Dataset extract
....

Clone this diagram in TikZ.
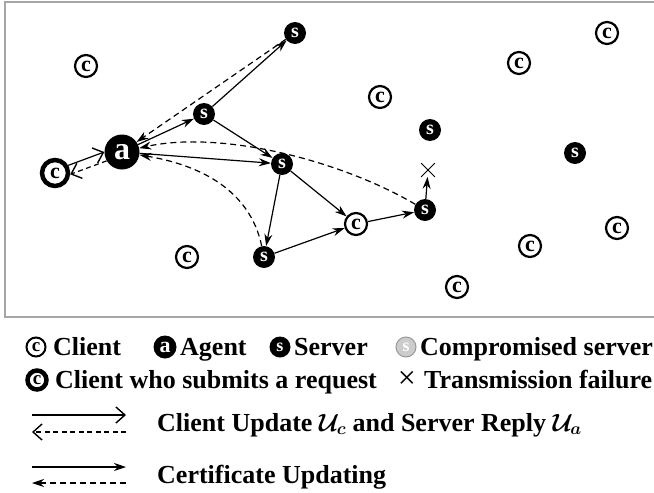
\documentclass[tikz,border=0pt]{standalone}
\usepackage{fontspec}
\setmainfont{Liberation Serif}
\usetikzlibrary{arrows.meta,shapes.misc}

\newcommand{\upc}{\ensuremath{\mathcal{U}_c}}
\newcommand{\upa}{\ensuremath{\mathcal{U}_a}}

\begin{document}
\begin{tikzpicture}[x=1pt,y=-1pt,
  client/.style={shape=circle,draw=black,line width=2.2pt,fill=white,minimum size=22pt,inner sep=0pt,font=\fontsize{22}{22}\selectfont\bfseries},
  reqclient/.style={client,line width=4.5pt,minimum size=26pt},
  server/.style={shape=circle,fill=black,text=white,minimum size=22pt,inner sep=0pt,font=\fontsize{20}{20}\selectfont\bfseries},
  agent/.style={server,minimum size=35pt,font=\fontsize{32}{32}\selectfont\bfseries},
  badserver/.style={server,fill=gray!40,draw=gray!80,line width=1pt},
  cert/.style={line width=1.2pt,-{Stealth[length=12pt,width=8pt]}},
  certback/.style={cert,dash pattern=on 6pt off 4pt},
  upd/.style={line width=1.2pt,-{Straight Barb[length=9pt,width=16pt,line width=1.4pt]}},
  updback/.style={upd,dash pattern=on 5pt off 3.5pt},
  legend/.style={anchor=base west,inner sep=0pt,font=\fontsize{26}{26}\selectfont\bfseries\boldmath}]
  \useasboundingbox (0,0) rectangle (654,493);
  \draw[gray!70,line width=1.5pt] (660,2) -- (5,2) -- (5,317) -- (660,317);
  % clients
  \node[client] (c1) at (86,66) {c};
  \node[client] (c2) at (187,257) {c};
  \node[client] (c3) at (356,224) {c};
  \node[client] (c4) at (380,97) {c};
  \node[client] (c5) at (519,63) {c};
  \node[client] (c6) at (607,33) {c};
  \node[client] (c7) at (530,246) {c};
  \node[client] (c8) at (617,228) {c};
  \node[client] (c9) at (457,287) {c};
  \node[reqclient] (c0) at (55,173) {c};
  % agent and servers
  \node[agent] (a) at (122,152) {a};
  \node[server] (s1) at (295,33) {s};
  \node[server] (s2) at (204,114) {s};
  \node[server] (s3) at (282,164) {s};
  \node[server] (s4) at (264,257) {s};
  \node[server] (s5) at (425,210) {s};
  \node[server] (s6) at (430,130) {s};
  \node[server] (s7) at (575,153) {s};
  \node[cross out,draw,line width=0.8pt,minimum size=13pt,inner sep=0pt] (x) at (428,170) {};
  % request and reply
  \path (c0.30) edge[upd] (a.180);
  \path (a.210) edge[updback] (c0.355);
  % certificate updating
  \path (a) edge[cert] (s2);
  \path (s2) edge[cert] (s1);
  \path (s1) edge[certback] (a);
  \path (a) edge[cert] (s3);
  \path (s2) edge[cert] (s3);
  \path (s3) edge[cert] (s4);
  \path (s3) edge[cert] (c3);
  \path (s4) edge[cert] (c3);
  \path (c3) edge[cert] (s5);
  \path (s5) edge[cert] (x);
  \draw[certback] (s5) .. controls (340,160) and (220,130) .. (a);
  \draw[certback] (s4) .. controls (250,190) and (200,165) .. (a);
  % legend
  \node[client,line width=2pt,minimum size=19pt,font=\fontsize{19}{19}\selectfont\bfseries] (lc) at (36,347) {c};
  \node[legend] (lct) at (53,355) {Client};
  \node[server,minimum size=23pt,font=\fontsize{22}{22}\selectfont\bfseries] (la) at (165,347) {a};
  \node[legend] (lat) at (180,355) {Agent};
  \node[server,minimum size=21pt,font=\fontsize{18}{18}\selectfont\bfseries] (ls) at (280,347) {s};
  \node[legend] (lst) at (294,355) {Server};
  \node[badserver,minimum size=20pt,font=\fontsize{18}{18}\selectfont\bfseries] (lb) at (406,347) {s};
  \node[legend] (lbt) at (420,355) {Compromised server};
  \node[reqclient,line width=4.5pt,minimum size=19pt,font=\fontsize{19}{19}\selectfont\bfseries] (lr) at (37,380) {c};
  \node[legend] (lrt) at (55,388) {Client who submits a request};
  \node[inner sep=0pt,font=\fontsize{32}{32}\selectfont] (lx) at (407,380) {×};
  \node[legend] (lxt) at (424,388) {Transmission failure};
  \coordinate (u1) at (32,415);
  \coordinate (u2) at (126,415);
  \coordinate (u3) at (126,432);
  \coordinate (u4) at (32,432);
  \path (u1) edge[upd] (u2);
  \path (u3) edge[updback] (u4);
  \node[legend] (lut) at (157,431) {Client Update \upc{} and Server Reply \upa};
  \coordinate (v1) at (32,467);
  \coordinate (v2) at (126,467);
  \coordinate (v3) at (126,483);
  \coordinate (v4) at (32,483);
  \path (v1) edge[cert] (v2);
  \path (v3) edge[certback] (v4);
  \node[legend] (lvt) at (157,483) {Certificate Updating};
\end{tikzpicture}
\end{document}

....

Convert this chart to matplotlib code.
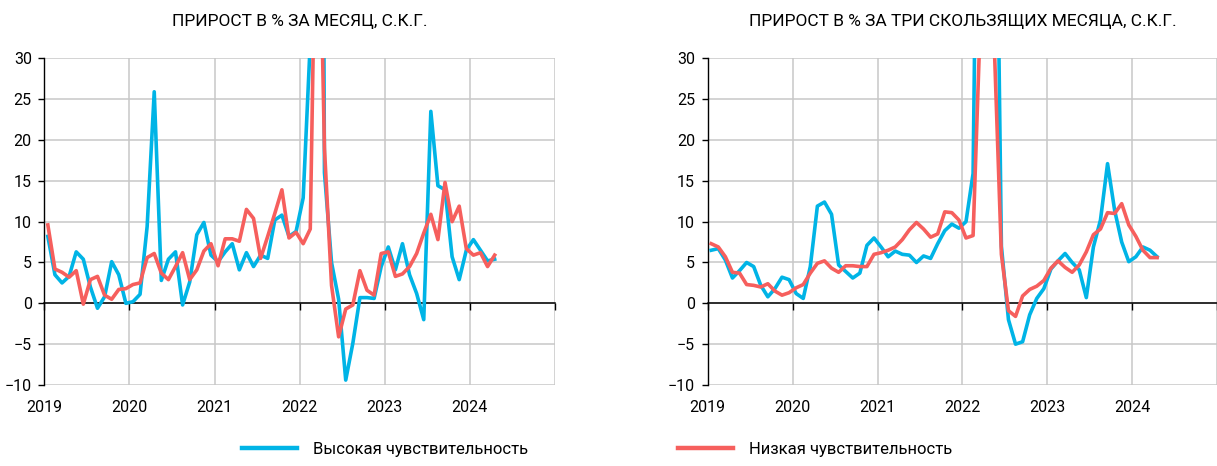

....

Task brief
Looking at the records above, work out how many lines include the string "this". Give the number and nothing else.

Exercise solution
2